Edited 2 time(s). Last edit at 12 Jan 12 | 06:17AM by Knygatin.

Re: Stories you read at Christmas?
Posted by: K_A_Opperman (IP Logged)
Date: 12 January, 2012 02:34PM
Quote:
Knygatin
Like Martinus I also enjoy reading "Old Christmas". Lovecraft has the spirit, and is really under-appreciated as a poet. What he may lack in rythm, music, and style, he compensates in content. No other poet understands the nurturing and symbolic implications in Nature as well as Lovecraft.

I don't care for Old Christmas--but I definitely agree that Lovecraft is underappreciated as a poet. In the field of wierd poetry--he's one of the best. He might not be as technically accomplished as CAS (who is?), but he offers an entirely different experience, which one really can't get elsewhere. Yuggoth is a remarkable work--nobody but HPL could have pulled that off. There is also a good variety of form and meter in his work which deserves recognition. And who, other than CAS, so unmistakably stamps their 'personality' into their poetry? I suppose REH does pretty good on that front, too.... I only wish Lovecraft had written more weird poetry--but then there'd be the problem of him having less time to write fiction.... I'm thankful for what we have :)



Edited 1 time(s). Last edit at 12 Jan 12 | 02:36PM by K_A_Opperman.

Re: Stories you read at Christmas?
Posted by: Knygatin (IP Logged)
Date: 24 December, 2015 04:22AM
I wish a Merry Christmas and a Happy New Year (the true, astronimical New Year was actually 2 days ago, at Winter Solstice, when Sun's light returns. Not the arbitrary, politically conceived "new year", which is a lie and an illusion.) to All appreciators of the fantastic, weird, and the ghostly!

I am reading "A Christmas Carol" by Charles Dickens. Enjoying it very much, ... have not read it before. Lots of Christmas holiday atmosphere, and colorful descriptive details pertaining to the season. My cooking will be all the better for it today!

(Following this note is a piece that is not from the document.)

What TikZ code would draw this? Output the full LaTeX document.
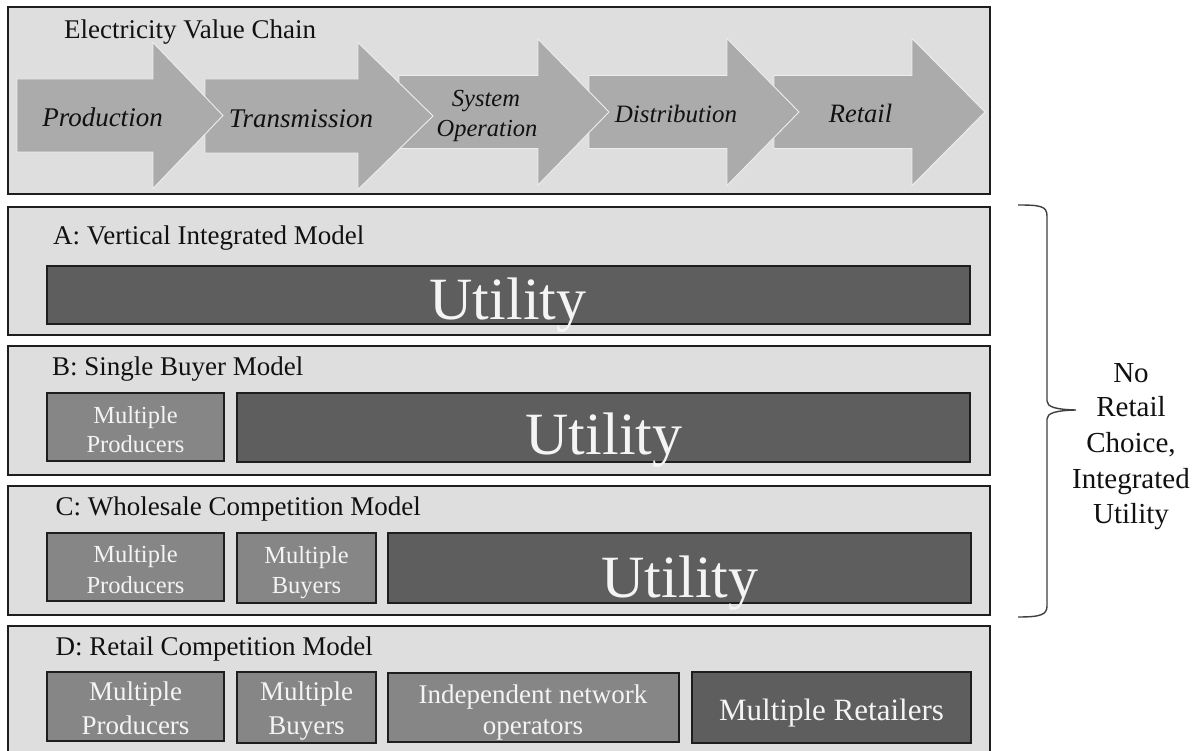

For those of you who have only seen cute TV-adaptions, "A Christmas Carol" may come as a surprize. Charles Dickens is actually a giant literary genius in the conception of ghostly atmosphere. His apparitions remind me of those of J. S. Le Fanu, and hold the same high level of imaginary quality. Dickens may have a wider general appeal, since he uses his ghosts as instruments, for moral lessons, in his profound and sympathetic understanding of human nature. While Le Fanu may have a more delicious aesthetic appeal to an imaginarily sensitive audience, in the way he lingers over the morbid and hideous attributes of his ghosts.



Edited 1 time(s). Last edit at 24 Dec 15 | 04:29AM by Knygatin.

Re: Stories you read at Christmas?
Posted by: Jojo Lapin X (IP Logged)
Date: 25 December, 2015 01:35PM
Knygatin Wrote:
-------------------------------------------------------
> Charles Dickens is actually a giant
> literary genius

I like the "actually."

Re: Stories you read at Christmas?
Posted by: Knygatin (IP Logged)
Date: 25 December, 2015 04:31PM
Jojo Lapin X Wrote:
-------------------------------------------------------
> Knygatin Wrote:
> --------------------------------------------------
> -----
> > Charles Dickens is actually a giant
> > literary genius
>
> I like the "actually."


He he he! Yes, it sounds inanely presumptuous, doesn't it?! Sorry about that slip! But, shamefully, I think this is just my first go at Dickens, can't remember having read him even in childhood.

However, don't miss the the following words, " ... in the conception of ghostly atmosphere." And having read further into the story now, I am no longer sure if I stand by that part. I think Dickens here uses ghosts as practical symbols and allegory. But as for genuine supernatural, spooky atmosphere, ... I don't know. I don't feel it so much, my spine is not tingling. I will have to read "The Signalman", and see.

Re: Stories you read at Christmas?
Posted by: Knygatin (IP Logged)
Date: 25 December, 2015 04:51PM
Nevertheless, I enjoy the story immensely. Dickens is so very generous in his observations.